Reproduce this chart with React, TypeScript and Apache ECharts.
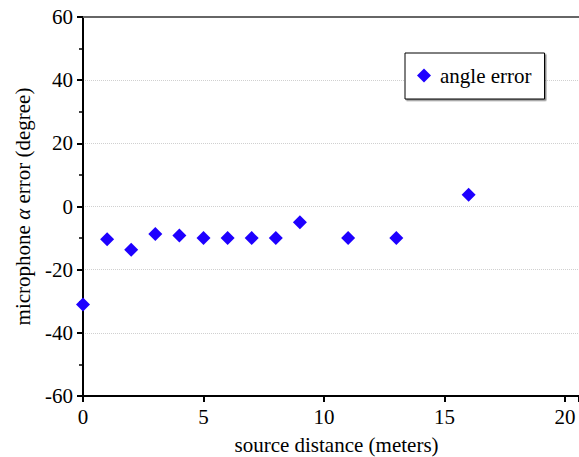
import React, { useEffect, useRef } from "react";
import * as echarts from "echarts";

const distances = [0, 1, 2, 3, 4, 5, 6, 7, 8, 9, 11, 13, 16];
const angleErrors = [-31, -10.4, -13.7, -8.7, -9.2, -10, -10, -10, -10, -5, -10, -10, 3.7];
const seriesName = "angle error";
const xTitle = "source distance (meters)";
const yTitle = "microphone {i|α} error (degree)";

const FONT = "Liberation Serif";
const FS = 21;

export default function App() {
  const ref = useRef<HTMLDivElement>(null);
  useEffect(() => {
    if (!ref.current) return;
    const chart = echarts.init(ref.current, undefined, { renderer: "svg" });
    const data = distances.map((d, i) => [d, angleErrors[i]]);
    chart.setOption({
      animation: false,
      backgroundColor: "#ffffff",
      textStyle: { fontFamily: FONT },
      grid: {
        left: 83,
        top: 17,
        right: 0,
        height: 379,
        containLabel: false,
        outerBoundsMode: "none",
      },
      legend: {
        left: 405,
        top: 53,
        data: [seriesName],
        icon: "diamond",
        itemWidth: 14,
        itemHeight: 14,
        itemGap: 6,
        padding: [12, 13, 13, 12],
        borderColor: "#000",
        borderWidth: 1,
        backgroundColor: "#fff",
        shadowColor: "rgba(0,0,0,0.45)",
        shadowOffsetX: 1.5,
        shadowOffsetY: 1.5,
        textStyle: { fontFamily: FONT, fontSize: FS, color: "#000", padding: [0, 0, 0, 4] },
      },
      xAxis: [
        {
          type: "value",
          min: 0,
          max: 20.58,
          interval: 5,
          position: "bottom",
          name: xTitle,
          nameLocation: "middle",
          nameGap: 38,
          nameTextStyle: { fontFamily: FONT, fontSize: FS, color: "#000", padding: [0, 0, 0, 11] },
          axisLine: { show: true, onZero: false, lineStyle: { color: "#000", width: 2 } },
          axisTick: { show: true, inside: false, length: 6, lineStyle: { color: "#000", width: 2 } },
          axisLabel: {
            fontFamily: FONT,
            fontSize: FS,
            color: "#000",
            margin: 10,
            formatter: (v: number) => (v % 5 === 0 ? String(v) : ""),
          },
          splitLine: { show: false },
        },
        {
          type: "value",
          min: 0,
          max: 20.58,
          position: "top",
          axisLine: { show: true, onZero: false, lineStyle: { color: "#666", width: 2 } },
          axisTick: { show: false },
          axisLabel: { show: false },
          splitLine: { show: false },
        },
      ],
      yAxis: {
        type: "value",
        min: -60,
        max: 60,
        interval: 20,
        name: yTitle,
        nameLocation: "middle",
        nameGap: 50,
        nameTextStyle: {
          fontFamily: FONT,
          fontSize: FS,
          color: "#000",
          rich: { i: { fontFamily: FONT, fontSize: FS, fontStyle: "italic", color: "#000" } },
        },
        axisLine: { show: true, onZero: false, lineStyle: { color: "#000", width: 2 } },
        axisTick: { show: true, inside: false, length: 6, lineStyle: { color: "#000", width: 2 } },
        minorTick: { show: true, splitNumber: 2, length: 4, lineStyle: { color: "#000", width: 1.5 } },
        axisLabel: { fontFamily: FONT, fontSize: FS, color: "#000", margin: 10 },
        splitLine: { show: true, lineStyle: { color: "#d0d0d0", type: "dotted", width: 1 } },
      },
      series: [
        {
          name: seriesName,
          type: "scatter",
          symbol: "diamond",
          symbolSize: 14,
          itemStyle: { color: "#1e00ff", opacity: 1 },
          data,
        },
      ],
    });
    return () => chart.dispose();
  }, []);
  return (
    <div
      ref={ref}
      style={{ position: "fixed", left: 0, top: 0, width: 579, height: 457 }}
    />
  );
}
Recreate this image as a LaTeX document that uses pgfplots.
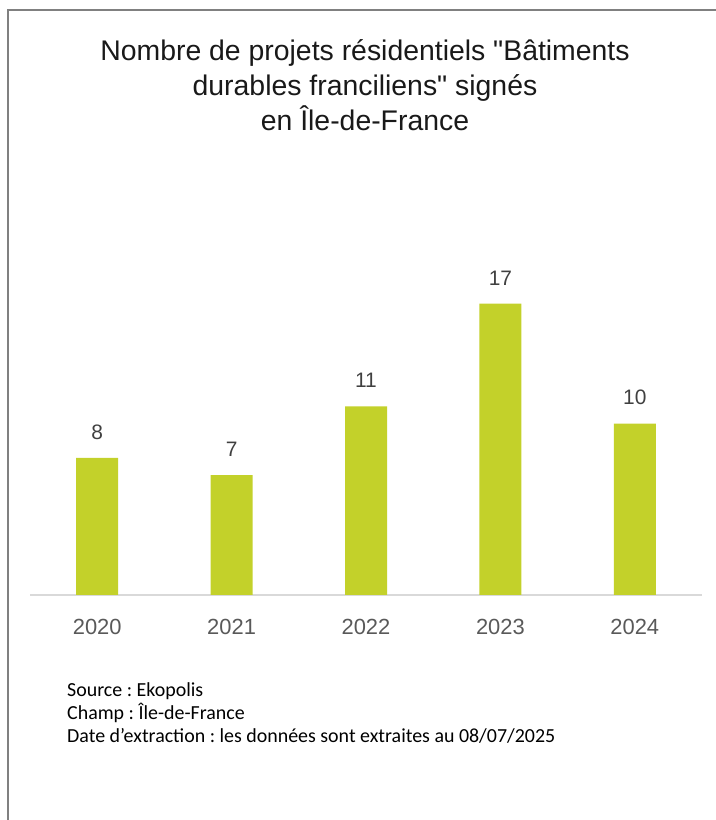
\documentclass[border=0pt]{standalone}
\usepackage{pgfplots}
\pgfplotsset{compat=1.18}
\usepackage{fontspec}
\setmainfont{Liberation Sans}[Ligatures=TeXOff]
\newfontfamily\srcfont{Carlito}
\frenchspacing
\definecolor{barc}{HTML}{C3D12A}
\definecolor{lab}{HTML}{404040}
\definecolor{tick}{HTML}{595959}
\definecolor{base}{HTML}{D9D9D9}
\begin{document}
\begin{tikzpicture}[x=1bp,y=1bp]
\path[use as bounding box] (0,0) rectangle (716,820);
\draw[black!50, line width=1.5bp] (8,0) -- (8,810) -- (716,810);
\node[align=center, font=\fontsize{28.5}{35}\selectfont, text=black!90] at (365,735) {Nombre de projets résidentiels "Bâtiments\\durables franciliens" signés\\en Île-de-France};
\begin{axis}[
  at={(30bp,225bp)}, anchor=south west,
  scale only axis, width=672bp, height=425bp,
  xmin=-0.5, xmax=4.5, ymin=0, ymax=24.8,
  hide y axis,
  axis x line*=bottom,
  axis line style={draw=base, line width=1.5bp},
  x axis line style={-},
  xtick={0,1,2,3,4},
  xticklabels={2020,2021,2022,2023,2024},
  major tick length=0pt,
  xticklabel style={font=\fontsize{22}{26}\selectfont, text=tick, anchor=north, yshift=-21bp},
  ybar, bar width=42bp,
  nodes near coords,
  /pgf/number format/assume math mode=true,
  every node near coord/.append style={font=\fontsize{21}{25}\selectfont, text=lab, anchor=south, yshift=15bp},
  clip=false,
]
\addplot[fill=barc, draw=none] coordinates {(0,8) (1,7) (2,11) (3,17) (4,10)};
\end{axis}
\begin{scope}[every node/.style={anchor=base west, font=\fontsize{20}{23}\srcfont, inner sep=0pt}]
\node at (67,123) {Source : Ekopolis};
\node at (67,100) {Champ : Île-de-France};
\node at (67,77) {Date d’extraction : les données sont extraites au 08/07/2025};
\end{scope}
\end{tikzpicture}
\end{document}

● ● ● ●

**Objective:**
Locate each line containing the string "React" and show it.

**Output below:**
Reproduce this chart with React, TypeScript and Apache ECharts.
import React, { useEffect, useRef } from "react";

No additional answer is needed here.